I have wanted for a long time to understand KMP — I was exposed to the germ of the idea in the Fall of 2010, during a professor’s digression as he gave my class a review session for a test on finite automata. It has been sitting in a raw state in the back of my attention ever since. So today I picked it out of the cobwebs and wrote it up. I based my implementation on the presentation in the fat algorithm book by Cormen et al., so there is nothing very original in my work. But for me there’s no better way to understand a computational idea than to wrestle with it in the form of actual code. There are always off-by-one errors that come about when you convert Cormen’s 1-indexed arrays, along with all that they imply for loops, to Python’s 0-indexed lists. Rubbing those gremlins out is a good way to make sure I understand how an algorithm actually works. Cormen’s variable names are always abstract, too, so doing the study necessary to pick fresh ones helps clarify the moral philosophy of the algorithm. Besides all that, I decided to return the result lazily with a yield statement rather than as a finished array. That’s all, then — a good, low-key piece of hands-on-learning, an ideal project for a single day’s work on Alumni Thursday. It was a good mark with which to punctuate my time at Hacker School. And since it took me four years to get around to this famous problem and its clever solution, it is the perfect seal to affix at the end of the period* I spent preparing myself to become a software engineer.

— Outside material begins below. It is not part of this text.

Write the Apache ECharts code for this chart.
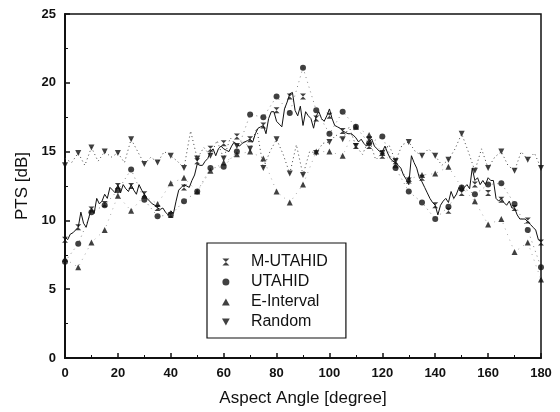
<!DOCTYPE html>
<html>
<head>
<meta charset="utf-8">
<script src="https://cdn.jsdelivr.net/npm/echarts@6/dist/echarts.min.js"></script>
<style>html,body{margin:0;padding:0;background:#fff;}#chart{width:560px;height:412px;}</style>
</head>
<body>
<div id="chart"></div>
<script>
// ---- Data ----
const lineAngles = [0,1,2,3,4,5,6,7,8,9,10,11,12,13,14,15,16,17,18,19,20,21,22,23,24,25,26,27,28,29,30,31,32,33,34,35,36,37,38,39,40,41,42,43,44,45,46,47,48,49,50,51,52,53,54,55,56,57,58,59,60,61,62,63,64,65,66,67,68,69,70,71,72,73,74,75,76,77,78,79,80,81,82,83,84,85,86,87,88,89,90,91,92,93,94,95,96,97,98,99,100,101,102,103,104,105,106,107,108,109,110,111,112,113,114,115,116,117,118,119,120,121,122,123,124,125,126,127,128,129,130,131,132,133,134,135,136,137,138,139,140,141,142,143,144,145,146,147,148,149,150,151,152,153,154,155,156,157,158,159,160,161,162,163,164,165,166,167,168,169,170,171,172,173,174,175,176,177,178,179,180];
const solidLine = [8.8,8.6,9.0,9.1,9.3,9.5,10.6,9.8,9.5,10.2,10.9,10.5,11.6,11.2,11.4,11.9,11.6,12.4,12.2,12.0,12.6,12.0,12.6,12.3,12.1,12.6,12.2,11.9,12.6,12.2,11.9,11.6,11.4,11.2,11.1,10.9,10.8,10.9,10.6,10.4,10.7,10.5,11.4,12.2,12.4,12.6,12.5,12.4,12.9,13.3,14.1,14.0,14.0,14.3,14.5,15.0,15.2,14.7,15.2,15.4,15.2,15.1,15.0,15.4,15.7,15.5,15.4,15.6,15.7,15.8,15.9,15.7,16.3,16.7,16.8,16.9,16.3,17.4,17.9,17.9,17.2,17.0,16.8,18.1,18.6,19.2,19.3,18.0,17.6,18.3,16.9,17.9,17.6,17.4,16.7,17.6,17.9,17.4,17.2,17.6,18.1,17.4,16.9,16.8,16.7,16.5,16.4,16.3,16.3,16.2,16.0,15.7,15.9,15.6,15.4,15.7,15.9,15.4,15.2,15.0,15.0,15.4,14.9,14.5,14.3,14.2,14.0,13.8,13.3,13.0,12.6,14.7,14.2,13.8,13.1,12.8,12.4,12.0,11.6,11.3,11.1,10.4,11.1,11.4,11.6,11.3,12.1,11.6,11.9,12.4,12.1,12.4,12.6,12.3,13.8,12.9,13.1,12.6,12.9,12.6,13.1,12.9,12.9,11.6,11.4,11.6,11.3,11.1,11.4,10.9,10.9,10.4,10.1,10.1,10.1,9.9,9.7,9.5,9.3,8.6,8.5];

const randLineAngles = [0,2.5,5,7.5,10,12.5,15,17.5,20,22.5,25,27.5,30,32.5,35,37.5,40,42.5,45,47.5,50,52.5,55,57.5,60,62.5,65,67.5,70,72.5,75,77.5,80,82.5,85,87.5,90,92.5,95,97.5,100,102.5,105,107.5,110,112.5,115,117.5,120,122.5,125,127.5,130,132.5,135,137.5,140,142.5,145,147.5,150,152.5,155,157.5,160,162.5,165,167.5,170,172.5,175,177.5,180];
const randLine = [14.5,14.2,14.9,14.0,15.3,14.3,15.0,14.6,14.9,14.2,15.9,15.0,14.1,14.6,14.2,15.0,14.7,14.3,13.8,16.5,14.5,15.3,14.7,15.8,14.5,16.0,15.4,15.8,15.2,16.7,13.8,15.0,15.9,14.8,13.4,15.5,13.3,15.0,14.9,15.6,15.7,16.2,15.9,16.8,15.4,14.8,15.9,14.4,14.9,15.5,14.3,15.5,15.7,15.0,14.7,15.2,14.7,14.0,14.4,15.2,16.3,15.0,13.6,15.2,13.8,14.6,15.0,14.0,13.6,15.0,14.4,14.9,13.8];

const markerAngles = [0,5,10,15,20,25,30,35,40,45,50,55,60,65,70,75,80,85,90,95,100,105,110,115,120,125,130,135,140,145,150,155,160,165,170,175,180];
const mUtahid   = [8.6,9.5,10.8,11.2,12.5,12.5,11.9,10.9,10.4,12.4,14.3,15.2,15.6,16.1,15.9,16.9,18.0,19.0,19.0,17.4,17.6,16.5,15.4,15.4,14.7,14.3,12.9,13.1,11.1,10.7,12.0,12.6,12.0,11.5,10.9,10.0,8.4];
const utahid    = [7.0,8.3,10.6,11.1,12.2,13.7,11.5,10.3,10.4,11.4,12.1,13.8,13.9,15.0,17.7,17.5,19.0,17.8,21.1,18.0,16.3,17.9,16.8,15.6,16.1,13.8,12.1,11.3,10.1,11.0,12.4,11.9,12.6,12.7,11.2,9.3,6.6];
const eInterval = [7.2,6.6,8.4,9.3,11.8,10.7,11.8,11.2,12.7,13.1,12.1,13.6,14.2,14.8,15.0,14.5,12.1,11.3,12.6,15.0,15.0,14.7,16.8,16.2,14.9,14.0,13.0,13.3,13.4,13.9,12.4,11.4,9.7,10.1,7.7,8.4,5.7];
const randomPts = [14.0,14.9,15.3,15.0,14.9,15.9,14.1,14.2,14.7,13.8,14.5,14.7,14.5,15.4,15.2,13.8,15.9,13.4,13.3,14.9,15.7,15.9,15.4,15.9,14.9,14.3,15.7,14.7,14.7,14.4,16.3,13.6,13.8,15.0,13.6,14.4,13.8];

const seriesNames = ['M-UTAHID','UTAHID','E-Interval','Random'];
const xTicks = {min:0, max:180, step:20};
const yTicks = {min:0, max:25, step:5};

// ---- Build ----
const pairs = (xs, ys) => xs.map((x, i) => [x, ys[i]]);
const FONT = '"Liberation Sans", Arial, sans-serif';
const hourglass = 'path://M0,0L10,0L0,10L10,10Z';
const triUp = 'path://M5,0L10,9L0,9Z';
const triDown = 'path://M0,0L10,0L5,9Z';

const chart = echarts.init(document.getElementById('chart'), null, {renderer:'canvas'});
chart.setOption({
  animation: false,
  backgroundColor: '#fff',
  grid: {left: 65, right: 19, top: 14, bottom: 50, show: true, borderColor: '#111', borderWidth: 1.5, backgroundColor: 'transparent'},
  xAxis: {
    type: 'value', min: xTicks.min, max: xTicks.max, interval: xTicks.step,
    name: 'Aspect Angle [degree]', nameLocation: 'middle', nameGap: 32,
    nameTextStyle: {fontFamily: FONT, fontSize: 17, color: '#111'},
    axisLine: {show: true, lineStyle: {color: '#111', width: 2}},
    axisTick: {show: true, inside: true, length: 5, lineStyle: {color: '#111', width: 1.5}},
    minorTick: {show: true, splitNumber: 2, length: 3, lineStyle: {color: '#111', width: 1}},
    axisLabel: {fontFamily: FONT, fontSize: 13, color: '#111', margin: 9, fontWeight: 'bold'},
    splitLine: {show: false}
  },
  yAxis: {
    type: 'value', min: yTicks.min, max: yTicks.max, interval: yTicks.step,
    name: 'PTS [dB]', nameLocation: 'middle', nameGap: 30, nameRotate: 90,
    nameTextStyle: {fontFamily: FONT, fontSize: 17, color: '#111'},
    axisLine: {show: true, lineStyle: {color: '#111', width: 2}},
    axisTick: {show: true, inside: true, length: 5, lineStyle: {color: '#111', width: 1.5}},
    minorTick: {show: true, splitNumber: 2, length: 3, lineStyle: {color: '#111', width: 1}},
    axisLabel: {fontFamily: FONT, fontSize: 13, color: '#111', margin: 9, fontWeight: 'bold'},
    splitLine: {show: false}
  },
  legend: {
    data: seriesNames,
    orient: 'vertical', left: 207, top: 243,
    padding: [9, 18, 6, 15],
    itemWidth: 40, itemHeight: 7, itemGap: 0,
    borderColor: '#111', borderWidth: 1.2, backgroundColor: '#fff',
    textStyle: {fontFamily: FONT, fontSize: 16, color: '#111', lineHeight: 20},
    inactiveColor: '#111', selectedMode: false
  },
  series: [
    {type: 'line', name: 'rand-line', data: pairs(randLineAngles, randLine), showSymbol: false, z: 1,
     lineStyle: {color: '#444', width: 1, type: [1, 3]}},
    {type: 'line', name: 'utahid-line', data: pairs(markerAngles, utahid), showSymbol: false, z: 1,
     lineStyle: {color: '#888', width: 1, type: [1, 4]}},
    {type: 'line', name: 'einterval-line', data: pairs(markerAngles, eInterval), showSymbol: false, z: 1,
     lineStyle: {color: '#aaa', width: 1, type: [1, 5]}},
    {type: 'line', name: 'solid-line', data: pairs(lineAngles, solidLine), showSymbol: false, z: 2,
     lineStyle: {color: '#111', width: 1}},
    {type: 'scatter', name: 'M-UTAHID', data: pairs(markerAngles, mUtahid), symbol: hourglass, symbolSize: 6, z: 5,
     itemStyle: {color: '#111'}},
    {type: 'scatter', name: 'UTAHID', data: pairs(markerAngles, utahid), symbol: 'circle', symbolSize: 6, z: 5,
     itemStyle: {color: '#111'}},
    {type: 'scatter', name: 'E-Interval', data: pairs(markerAngles, eInterval), symbol: triUp, symbolSize: 6, z: 5,
     itemStyle: {color: '#111'}},
    {type: 'scatter', name: 'Random', data: pairs(markerAngles, randomPts), symbol: triDown, symbolSize: 6, z: 5,
     itemStyle: {color: '#111'}}
  ]
});
</script>
</body>
</html>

Hacker School’s motto is “Never Graduate”. I understand that is meant to answer the conventional understanding of “school” as a place you attend for a little while and then leave, supposedly complete in some rigid course of study. “Graduate” in this view equals “stop learning and leave,” but Hacker School wants its students to think of learning as an unending process. Quite right, too. Then again, my background is different from that of most other Hacker Schoolers — I’ve been “in” school, in various capacities, for almost half a century. And I understand “to graduate” in the sense “to rise a step or progress to the next level”. It was not in error that graduating used to be called “commencing”, which survives in our “commencement” for a graduation ceremony; to graduate is to begin, not only to end. So I am happy to accept that I have graduated many times in the past without ceasing to learn, and hope to do so again many times more. Today I did experience a moment of graduation from Hacker School, in that sense. I won’t insist on the word, though, since the Institution dislikes it. But I think no one would deny me the sense of ceremony, right now, that is entailed on both “graduate” and “progress to the next level”.